Masih adakah pemilihan yang fair di negeri ini? Entahlah. Tapi yang pasti setiap ada pemilihan selalu saja ada tindakan unfair dari para kandidat atau para pendukungnya. Mulai dari money politic, hingga kampanye hitam. Baik pemilihan presiden, gubernur, walikota, bupati, bahkan pemilihan camat sekalipun. Terlebih tahun 2014 ini yang merupakan tahun politik di Indonesia, hal-hal seperti itu sedang hangat-hangatnya terjadi.
Pemilihan presiden yang akan berlangsung pada 9 Juli mendatang akan menentukan pemimpin dan nasib bangsa Indonesia untuk lima tahun mendatang. Kedua kubu capres yang sama-sama kuat pun menjadikan pemilihan presiden semakin seru. Semua orang seolah paham politik. Mulai dari pejabat pemerintahan, pegawai kantoran, mahasiswa, ibu-ibu rumah tangga, hingga anak sekolahan semuanya asik membicarakan perkembangan politik dan capres yang akan bertarung di pemilihan presiden nanti.
Saat ini yang sedang gencar-gencarnya terjadi adalah kampanye hitam. Di mana kedua kubu saling menjelekkan keburukan satu sama lain. Mulai dari isu kurangnya pengalaman, tidak punya pendirian, presiden boneka, bahkan isu yang mengandung SARA.
Sebagai manusia, kedua capres tersebut pastinya memiliki kelebihan dan kekurangan masing-masing. Jokowi dan Prabowo sama-sama memiliki kelebihan yang sudah sering diumbar dan diberitakan oleh para pendukungnya di media. Mereka juga memiliki kekurangan dan kesalahan. Dimana kekurangan dan kesalahan tersebut juga sudah sering diungkapkan oleh lawan-lawannya di media.

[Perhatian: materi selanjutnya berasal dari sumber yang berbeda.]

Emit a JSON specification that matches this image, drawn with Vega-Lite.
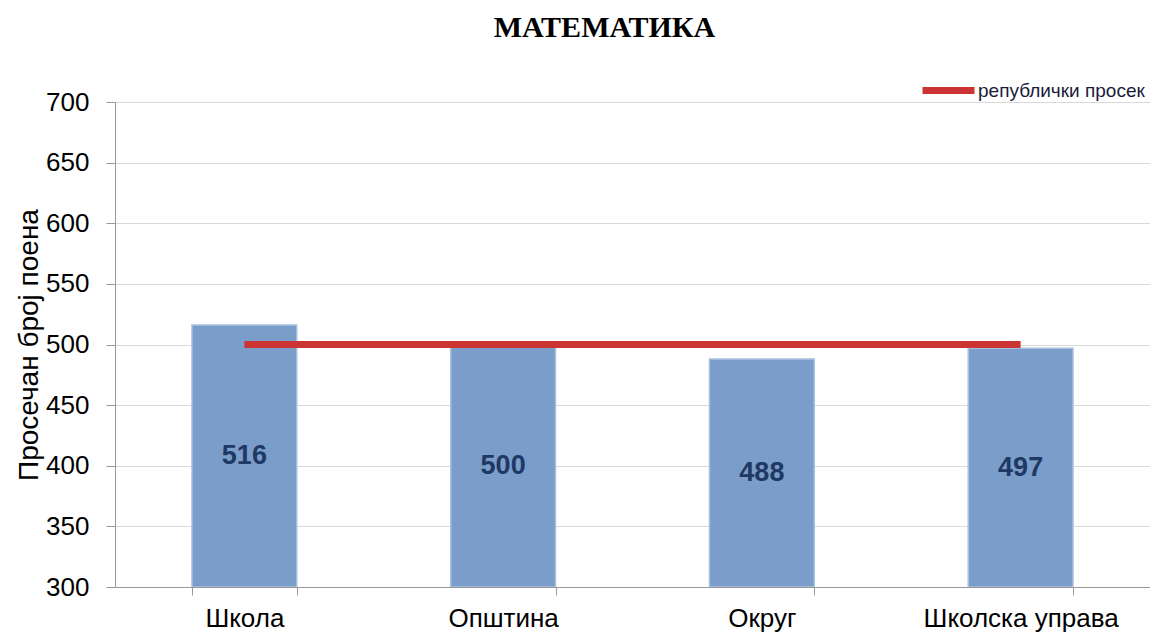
{
  "$schema": "https://vega.github.io/schema/vega-lite/v6.json",
  "autosize": {"type": "none"},
  "padding": {"left": 115, "top": 102, "right": 0, "bottom": 52},
  "width": 1035,
  "height": 485,
  "background": "white",
  "title": {
    "text": "МАТЕМАТИКА",
    "font": "Liberation Serif",
    "fontSize": 30,
    "fontWeight": "bold",
    "color": "#000000",
    "anchor": "middle",
    "dx": -28,
    "offset": 18
  },
  "datasets": {
    "bars": [
      {"category": "Школа", "value": 516},
      {"category": "Општина", "value": 500},
      {"category": "Округ", "value": 488},
      {"category": "Школска управа", "value": 497}
    ],
    "avg": [
      {"from": "Школа", "to": "Школска управа", "value": 500, "series": "републички просек"}
    ]
  },
  "layer": [
    {
      "data": {"name": "bars"},
      "mark": {"type": "bar", "fill": "#7b9dc9", "stroke": "#a9c1e0", "strokeWidth": 1.5, "clip": true},
      "encoding": {
        "x": {
          "field": "category", "type": "nominal", "sort": null,
          "scale": {"paddingInner": 0.595, "paddingOuter": 0.2975},
          "axis": {
            "title": null, "labelAngle": 0, "labelFont": "Liberation Sans", "labelFontSize": 26,
            "labelColor": "#000000", "labelPadding": 10, "labelLimit": 0, "tickBand": "extent", "tickSize": 8,
            "tickColor": "#999999", "domainColor": "#999999", "grid": false
          }
        },
        "y": {
          "field": "value", "type": "quantitative",
          "scale": {"domain": [300, 700], "nice": false, "zero": false},
          "axis": {
            "title": "Просечан број поена", "titleFont": "Liberation Sans", "titleFontSize": 28,
            "titleFontWeight": "normal", "titleColor": "#000000", "titlePadding": 2,
            "values": [300, 350, 400, 450, 500, 550, 600, 650, 700],
            "labelFont": "Liberation Sans", "labelFontSize": 26, "labelColor": "#000000",
            "labelPadding": 17, "tickSize": 9, "tickColor": "#999999", "domainColor": "#999999",
            "grid": true, "gridColor": "#d9d9d9"
          }
        },
        "y2": {"datum": 300}
      }
    },
    {
      "data": {"name": "bars"},
      "transform": [{"calculate": "(datum.value + 300) / 2", "as": "mid"}],
      "mark": {"type": "text", "font": "Liberation Sans", "fontSize": 27, "fontWeight": "bold", "color": "#1f3864"},
      "encoding": {
        "x": {"field": "category", "type": "nominal", "sort": null},
        "y": {"field": "mid", "type": "quantitative"},
        "text": {"field": "value", "type": "quantitative"}
      }
    },
    {
      "data": {"name": "avg"},
      "mark": {"type": "rule", "strokeWidth": 7},
      "encoding": {
        "x": {"field": "from", "type": "nominal", "sort": null},
        "x2": {"field": "to"},
        "y": {"field": "value", "type": "quantitative"},
        "color": {
          "field": "series", "type": "nominal",
          "scale": {"range": ["#cc3333"]},
          "legend": {
            "title": null, "orient": "none", "legendX": 804, "legendY": -41,
            "symbolType": "stroke", "symbolStrokeWidth": 7, "symbolSize": 2704,
            "labelFont": "Liberation Sans", "labelFontSize": 19, "labelColor": "#1a1a3a",
            "labelOffset": 0, "labelLimit": 0, "padding": 0
          }
        }
      }
    }
  ]
}
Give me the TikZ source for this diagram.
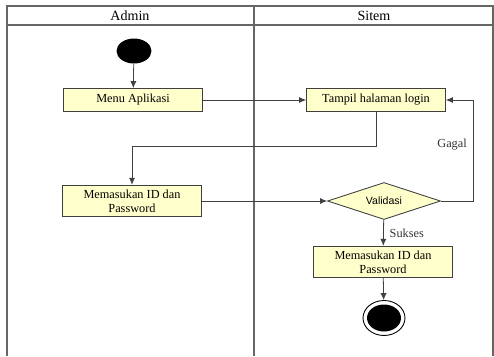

Kejadian yang cukup memprihatinkan saat ini adalah kedua kubu saling perang argumen dan menghujat secara anarkis. Bahkan terkadang kelebihan dan kekurangan masing-masing capres membuat para pendukung fanatiknya buta mata, mati akal, dan tertutup pintu hatinya. Kelebihan para capres membuat para pendukungnya seolah memuja dan menempatkannya sejajar dengan nabi. Sebaliknya kekurangan para capres membuat lawan politiknya saling mencaci maki, menghujat dan fitnah, bahkan menjadikan lawannya sekelas dengan iblis dan setan.
Pujilah yang perlu dipuji, memuja dan menempatkannya sejajar dengan nabi bukanlah sebuah pujian. Kritiklah yang perlu dikritik, menghujat dan memfitnah bukanlah bentuk dari kritikan. Sebagai warga negara Indonesia kita harus memilih salah satu diantaranya. Kita memilih capres A bukan berarti kita benci atau menganggap capres B tidak mampu memimpin. Begitu pula sebaliknya. Karena keduanya masih sama-sama berposisi sebagai ‘capres’ dan keduanya sama-sama belum pernah memimpin negara, maka kedua-duanya sama-sama belum teruji kemampuannya sebagai presiden.
Sebagai orang yang berpendidikan, janganlah kita menilai sesuatu hanya dari satu sisi saja. Kita memiliki akal pikiran dan lima indera yang dapat dimaksimalkan fungsinya. Pilihlah pemimpin yang jujur, amanah, dan benar-benar bekerja untuk bangsa dan negara, bukan yang selalu dipuja dan diumbar-umbar di media. Ingat!Kita memilih presiden yang akan memimpin dan menentukan nasib negara lima tahun kedepan. Bukan memilih aktor sandiwara atau film layar lebar.